_Problem_.
How many lines in the listing below include the word "chart"? Reply with the count alone.

┌──

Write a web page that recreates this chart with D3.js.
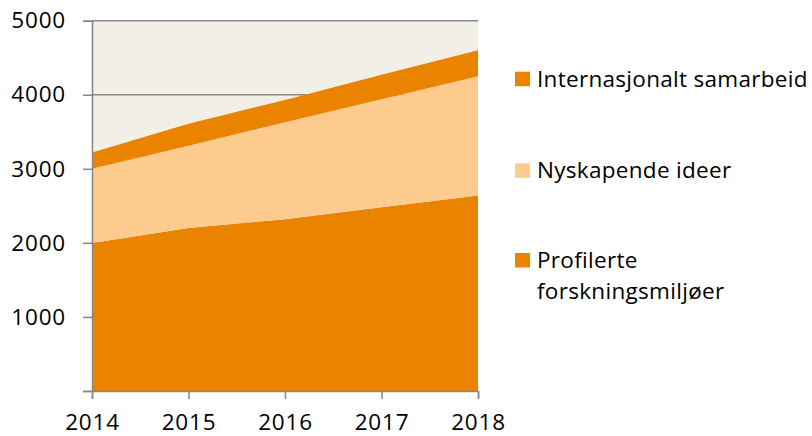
<!DOCTYPE html>
<html lang="no">
<head>
<meta charset="utf-8" />
<title>Stacked area</title>
<script src="https://d3js.org/d3.v7.min.js"></script>
<style>
  body { margin: 0; background: #fff; }
  svg text { font-family: "Open Sans", sans-serif; fill: #000; }
</style>
</head>
<body>
<div id="chart"></div>
<script>
// data
const years = [2014, 2015, 2016, 2017, 2018];
const profilerte = [2000, 2200, 2320, 2480, 2640];
const nyskapende = [1000, 1110, 1310, 1460, 1610];
const internasjonalt = [220, 300, 300, 330, 350];
const yTicks = [1000, 2000, 3000, 4000, 5000];

const seriesColors = ["#E98300", "#FDCB8E", "#E98300"];

const W = 812, H = 436;
const margin = {top: 20.7, left: 92, right: 334, bottom: 45};
const width = W - margin.left - margin.right,
      height = H - margin.top - margin.bottom;

const svg = d3.select("#chart").append("svg")
  .attr("width", W).attr("height", H);
const g = svg.append("g")
  .attr("transform", `translate(${margin.left},${margin.top})`);

const table = years.map((yr, i) => ({
  year: yr, a: profilerte[i], b: nyskapende[i], c: internasjonalt[i]
}));
const stack = d3.stack().keys(["a", "b", "c"])(table);

const x = d3.scaleLinear().domain([2014, 2018]).range([0, width]);
const y = d3.scaleLinear().domain([0, 5000]).range([height, 0]);

// plot background
g.append("rect")
  .attr("width", width).attr("height", height)
  .attr("fill", "#F2F0E6");

// gridlines
g.append("g").selectAll("line")
  .data(yTicks)
  .join("line")
    .attr("x1", 0).attr("x2", width)
    .attr("y1", d => y(d)).attr("y2", d => y(d))
    .attr("stroke", "#888").attr("stroke-width", 1.5);

// areas
const area = d3.area()
  .x(d => x(d.data.year))
  .y0(d => y(d[0]))
  .y1(d => y(d[1]));

g.append("g").selectAll("path")
  .data(stack)
  .join("path")
    .attr("d", area)
    .attr("fill", (d, i) => seriesColors[i]);

// axes
const yAxis = g.append("g")
  .call(d3.axisLeft(y).tickValues([0].concat(yTicks)).tickSize(9).tickPadding(17)
    .tickFormat(d => d === 0 ? "" : d));
const xAxis = g.append("g")
  .attr("transform", `translate(0,${height})`)
  .call(d3.axisBottom(x).tickValues(years).tickSize(8).tickPadding(15).tickFormat(d3.format("d")));

[yAxis, xAxis].forEach(ax => {
  ax.select(".domain").attr("stroke", "#868686").attr("stroke-width", 1.5);
  ax.selectAll(".tick line").attr("stroke", "#868686").attr("stroke-width", 1.5);
  ax.selectAll("text")
    .style("font-size", "22.5px")
    .style("letter-spacing", "0.8px")
    .attr("fill", "#000");
});

// legend
const legendItems = [
  {name: ["Internasjonalt samarbeid"], color: seriesColors[2], y: 71.7},
  {name: ["Nyskapende ideer"], color: seriesColors[1], y: 163.3},
  {name: ["Profilerte", "forskningsmiljøer"], color: seriesColors[0], y: 253}
];
const legend = svg.append("g");
const item = legend.selectAll("g")
  .data(legendItems)
  .join("g")
    .attr("transform", d => `translate(515,${d.y})`);
item.append("rect")
  .attr("width", 15).attr("height", 14.5)
  .attr("fill", d => d.color);
item.append("text")
  .style("font-size", "22.5px")
  .style("letter-spacing", "0.3px")
  .selectAll("tspan")
  .data(d => d.name)
  .join("tspan")
    .attr("x", 22)
    .attr("y", (d, i) => 15 + i * 31)
    .text(d => d);
</script>
</body>
</html>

└──

_Answer below_.
3